Hari ini sebelas tahun yang lalu, saya sedang menjalani perawatan pengantin di Puri Ayu Graha Indorama Kuningan, sebagai persiapan pesta pernikahan kami yang akan berlangsung tanggal 11 Oktober 1998.
Saat itu usia saya belum genap 24 th, dan seperti umumnya wanita muda, rasanya persiapan "fisik" terasa lebih penting bagi saya, dari pada pembekalan "mental" yang diberikan oleh Ibu saya.
Ah… betapa naifnya saya saat itu, menganggap bahwa saya sudah kenal betul karakter calon suami saya hanya karena kami sudah berteman lama sebelum memutuskan untuk menikah.
Sejak satu tahun sebelum menikah, setelah diadakannya pertemuan antar dua keluarga inti kami, setiap saya hendak melangkahkan kaki keluar rumah, Ibu selalu bertanya, "Yeni, sudah kasih tau Fahly kalau mau pergi?"
Sungguh, saat pertanyaan itu selalu membuat saya sebal. "Kenapa sih, Bu? Jadi suami aja belum… kok ribet banget sih…" protes saya gusar. "Karena semua pembelajaran perlu proses. Haram langkah seorang istri keluar rumah tanpa izin suami. Yeni akan kaget nanti, dan pasti akan sering lupa meminta izin, kalau baru menerapkannya setelah menikah."

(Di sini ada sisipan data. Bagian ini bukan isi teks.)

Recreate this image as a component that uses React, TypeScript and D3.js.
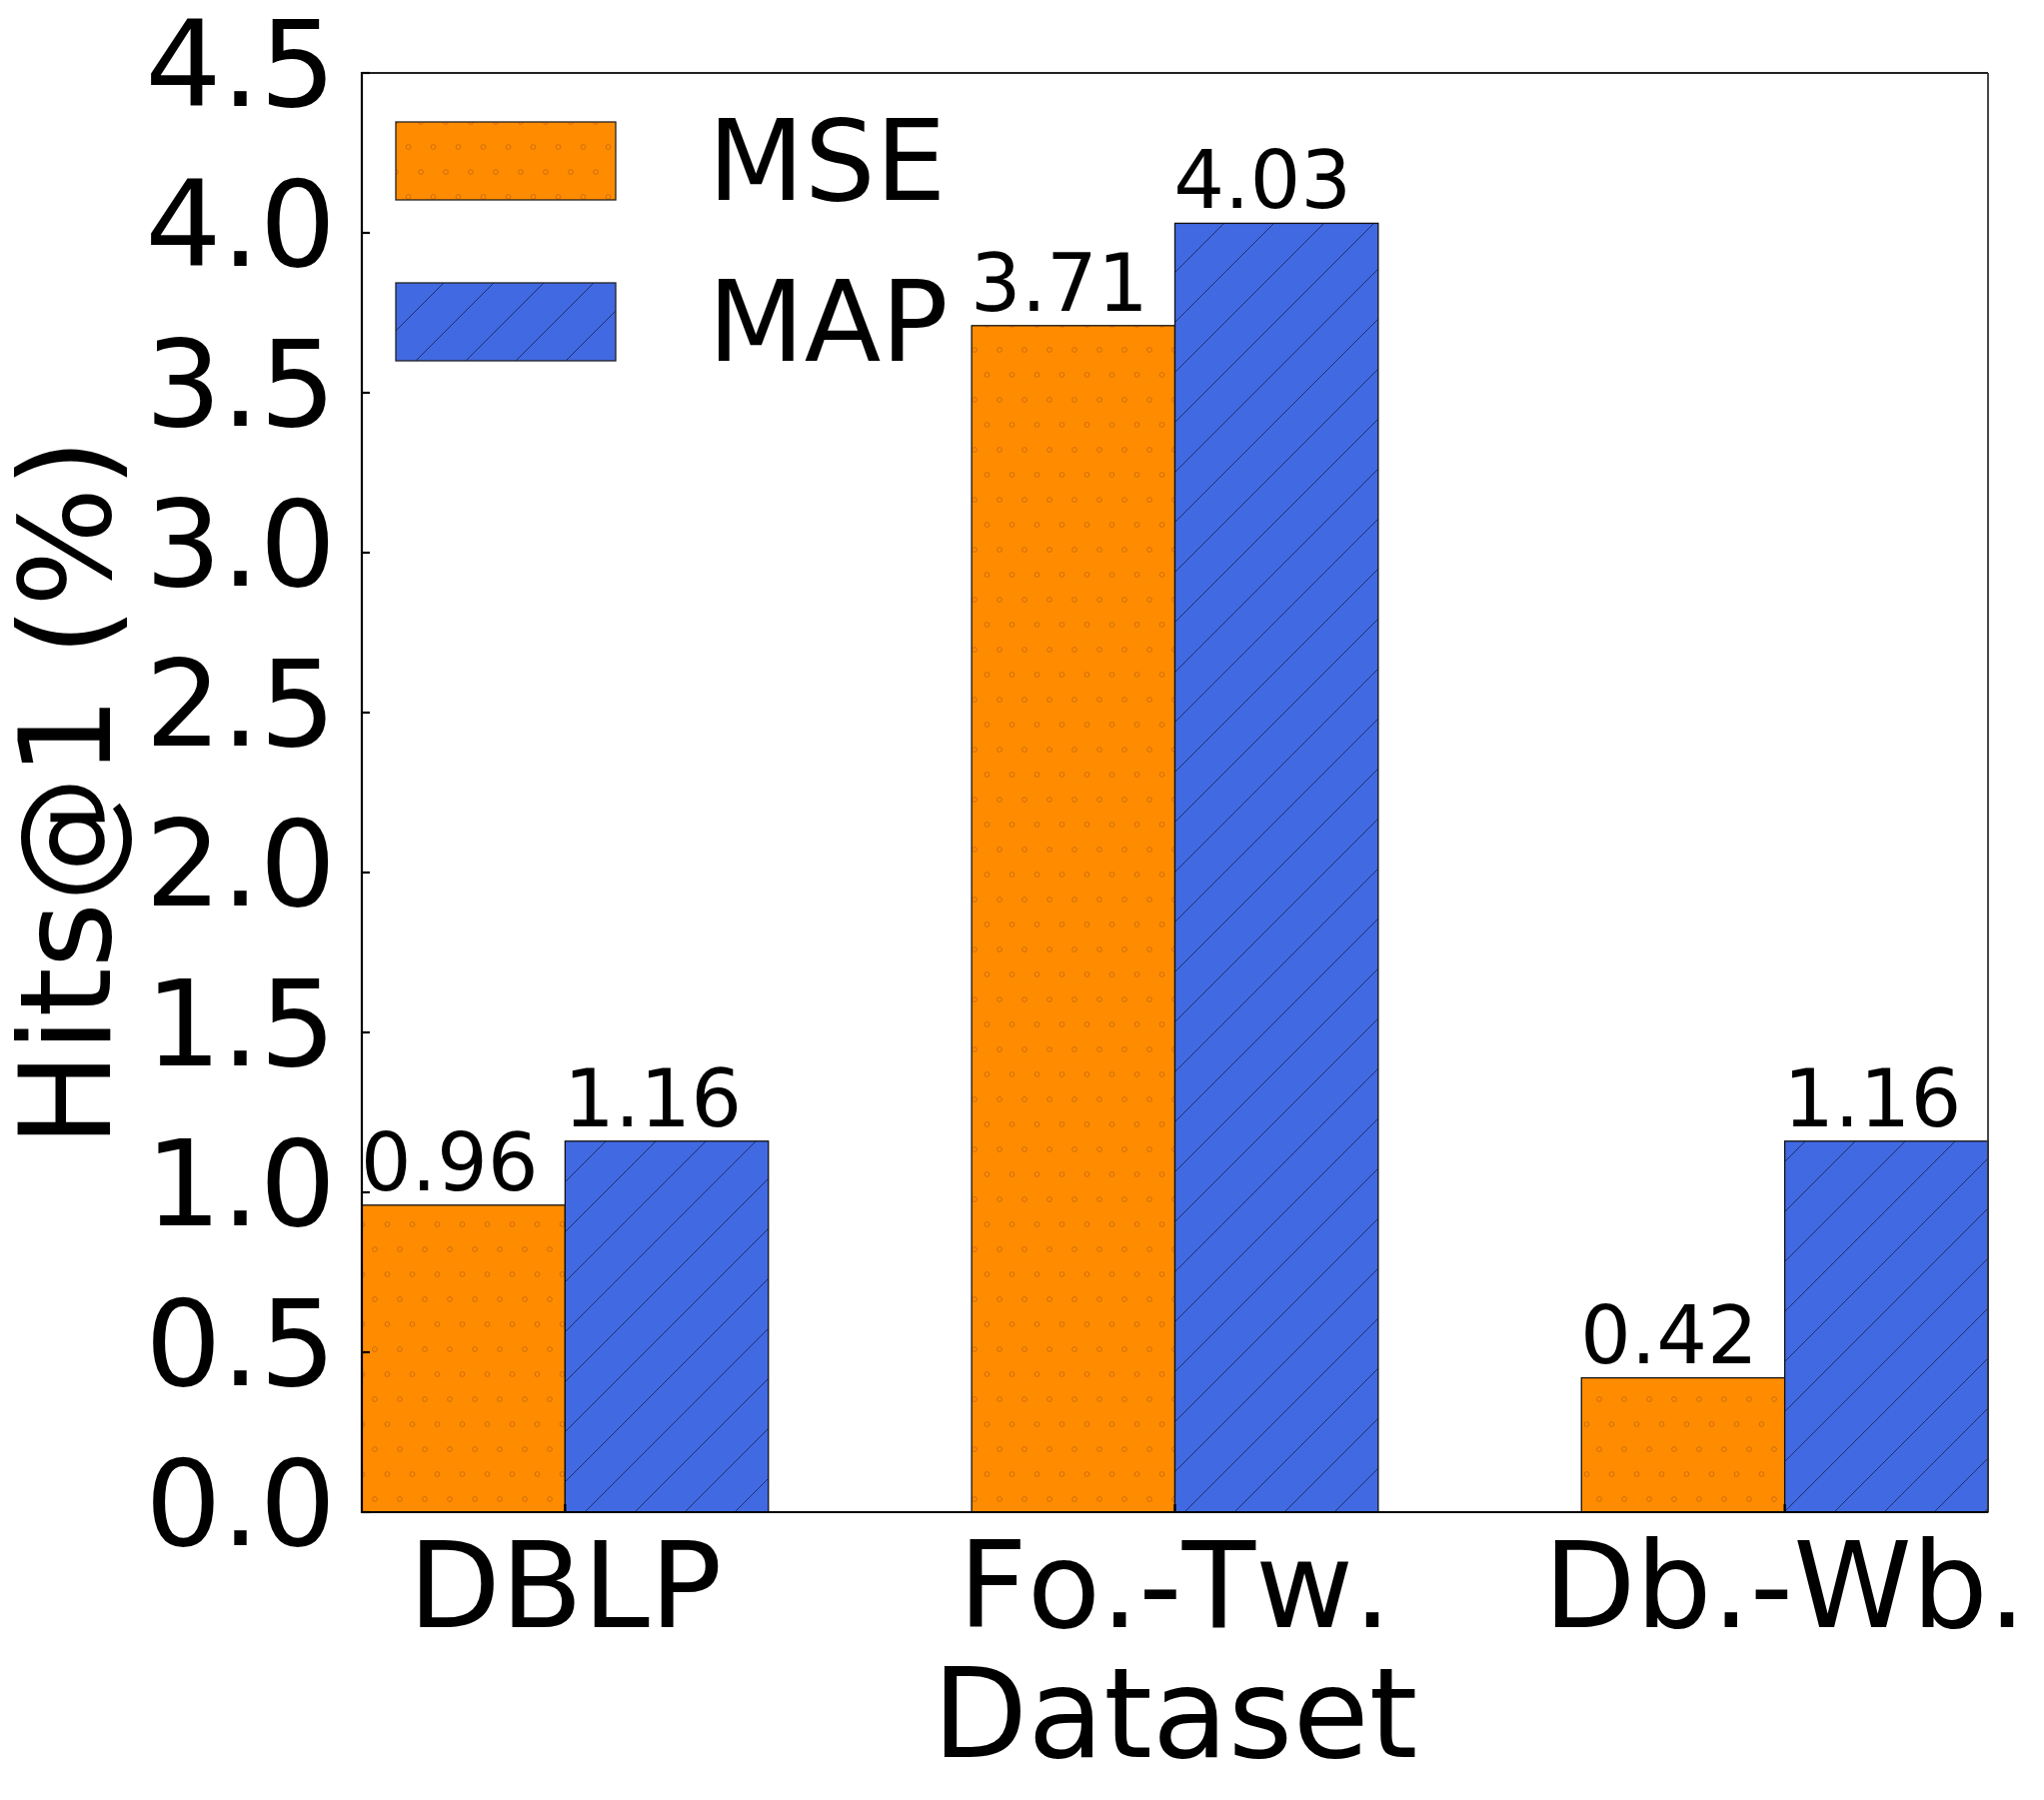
import * as d3 from 'd3'

// data
const datasets = ['DBLP', 'Fo.-Tw.', 'Db.-Wb.']
const seriesNames = ['MSE', 'MAP']
const mseValues = [0.96, 3.71, 0.42]
const mapValues = [1.16, 4.03, 1.16]
const yTicks = [0, 0.5, 1, 1.5, 2, 2.5, 3, 3.5, 4, 4.5]

const W = 2045
const H = 1801
const FONT = '"DejaVu Sans", Verdana, sans-serif'

export default function App() {
    const marginLeft = 362
    const marginRight = W - 1989
    const marginTop = 73
    const marginBottom = H - 1513

    const x = d3.scaleBand<string>()
        .domain(datasets)
        .range([marginLeft, W - marginRight])
        .paddingInner(1 / 3)
        .paddingOuter(0)
    const xs = d3.scaleBand<string>()
        .domain(seriesNames)
        .range([0, x.bandwidth()])
    const y = d3.scaleLinear()
        .domain([0, 4.5])
        .range([H - marginBottom, marginTop])

    const fills: Record<string, string> = { MSE: 'url(#hatchO)', MAP: 'url(#hatchS)' }
    const values: Record<string, number[]> = { MSE: mseValues, MAP: mapValues }

    const bars = seriesNames.flatMap((s) =>
        datasets.map((d, i) => ({ s, d, v: values[s][i] }))
    )

    const y0 = y(0)
    const x0 = marginLeft
    const x1 = W - marginRight

    return (
        <div style={{ position: 'absolute', left: 0, top: 0 }}>
            <svg width={W} height={H} style={{ display: 'block', background: '#fff', fontKerning: 'none' }} fontFamily={FONT}>
                <defs>
                    <pattern id="hatchO" patternUnits="userSpaceOnUse" width={25} height={50}>
                        <rect width={25} height={50} fill="#FF8C00" />
                        {[[0, 0], [25, 0], [0, 50], [25, 50], [12.5, 25]].map(([cx, cy], i) => (
                            <circle key={i} cx={cx} cy={cy} r={2.4} fill="none" stroke="#C9680E" strokeWidth={0.9} />
                        ))}
                    </pattern>
                    <pattern id="hatchS" patternUnits="userSpaceOnUse" width={50} height={50} x={-2}>
                        <rect width={50} height={50} fill="#4169E1" />
                        <path d="M0,50 L50,0 M-5,5 L5,-5 M45,55 L55,45" stroke="#1d2f6b" strokeWidth={1} />
                    </pattern>
                </defs>

                {/* bars */}
                <g>
                    {bars.map((b) => (
                        <rect
                            key={b.s + b.d}
                            x={(x(b.d) ?? 0) + (xs(b.s) ?? 0)}
                            y={y(b.v)}
                            width={xs.bandwidth()}
                            height={y0 - y(b.v)}
                            fill={fills[b.s]}
                            stroke="#111"
                            strokeWidth={1.3}
                        />
                    ))}
                </g>

                {/* value labels */}
                <g fontSize={80} textAnchor="middle" fill="#000">
                    {bars.map((b) => (
                        <text
                            key={'t' + b.s + b.d}
                            x={(x(b.d) ?? 0) + (xs(b.s) ?? 0) + xs.bandwidth() / 2 - 14}
                            y={y(b.v) - 15}
                        >
                            {b.v.toFixed(2)}
                        </text>
                    ))}
                </g>

                {/* frame */}
                <line x1={x0} x2={x1} y1={marginTop} y2={marginTop} stroke="#222" strokeWidth={1.8} />
                <line x1={x1} x2={x1} y1={marginTop} y2={y0} stroke="#333" strokeWidth={1.8} />
                <line x1={x0} x2={x0} y1={marginTop - 1} y2={y0 + 1} stroke="#000" strokeWidth={2.2} />
                <line x1={x0 - 1} x2={x1} y1={y0} y2={y0} stroke="#000" strokeWidth={2.2} />

                {/* y ticks */}
                <g>
                    {yTicks.map((t) => (
                        <g key={t}>
                            <line x1={x0} x2={x0 + 8} y1={y(t)} y2={y(t)} stroke="#000" strokeWidth={2.2} />
                            <text x={336} y={y(t) + 33} fontSize={120} textAnchor="end">
                                {t.toFixed(1)}
                            </text>
                        </g>
                    ))}
                </g>

                {/* x ticks */}
                <g>
                    {datasets.map((d) => {
                        const cx = (x(d) ?? 0) + x.bandwidth() / 2
                        return (
                            <g key={d}>
                                <line x1={cx} x2={cx} y1={y0} y2={y0 - 8} stroke="#000" strokeWidth={2.2} />
                                <text x={cx} y={1628} fontSize={120} textAnchor="middle">
                                    {d}
                                </text>
                            </g>
                        )
                    })}
                </g>

                {/* axis titles */}
                <text x={(x0 + x1) / 2} y={1758} fontSize={124} textAnchor="middle">Dataset</text>
                <text
                    transform={`translate(110,${(marginTop + y0) / 2}) rotate(-90)`}
                    fontSize={126}
                    textAnchor="middle"
                >
                    Hits@1 (%)
                </text>

                {/* legend */}
                <g>
                    {seriesNames.map((s, i) => (
                        <g key={s} transform={`translate(396,${122 + i * 161})`}>
                            <rect width={220} height={78} fill={fills[s]} stroke="#222" strokeWidth={1.3} />
                            <text x={312} y={78} fontSize={112}>{s}</text>
                        </g>
                    ))}
                </g>
            </svg>
        </div>
    )
}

Mengingat percakapan yang terjadi berulang kali dan sepanjang tahun itu, sungguh saya sangat bersyukur memiliki seorang Ibu yang tidak pernah putus asa mendidik putri bungsunya yang keras kepala ini, yang saat itu sangat percaya bahwa pernikahan yang baik adalah pernikahan modern yang menjunjung kesetaraan kedudukan antara suami dan istri.
Saat itu, "Suami ideal" bagi saya adalah suami yang bisa berkomunikasi dengan baik, tegas, bisa menghargai saya, mencintai orang tua dan keluarga saya, mau bekerja sama dalam mengurus rumah tangga dan mendidik anak, bla bla bla… segala hal positif lainnya.
Setelah menikah, saya menemukan kenyataan bahwa pernikahan ternyata tidak sesederhana anggapan saya sebelumnya, dan suami yang telah lama saya kenal sebagai teman, ternyata tidak semudah itu dimengerti karakternya.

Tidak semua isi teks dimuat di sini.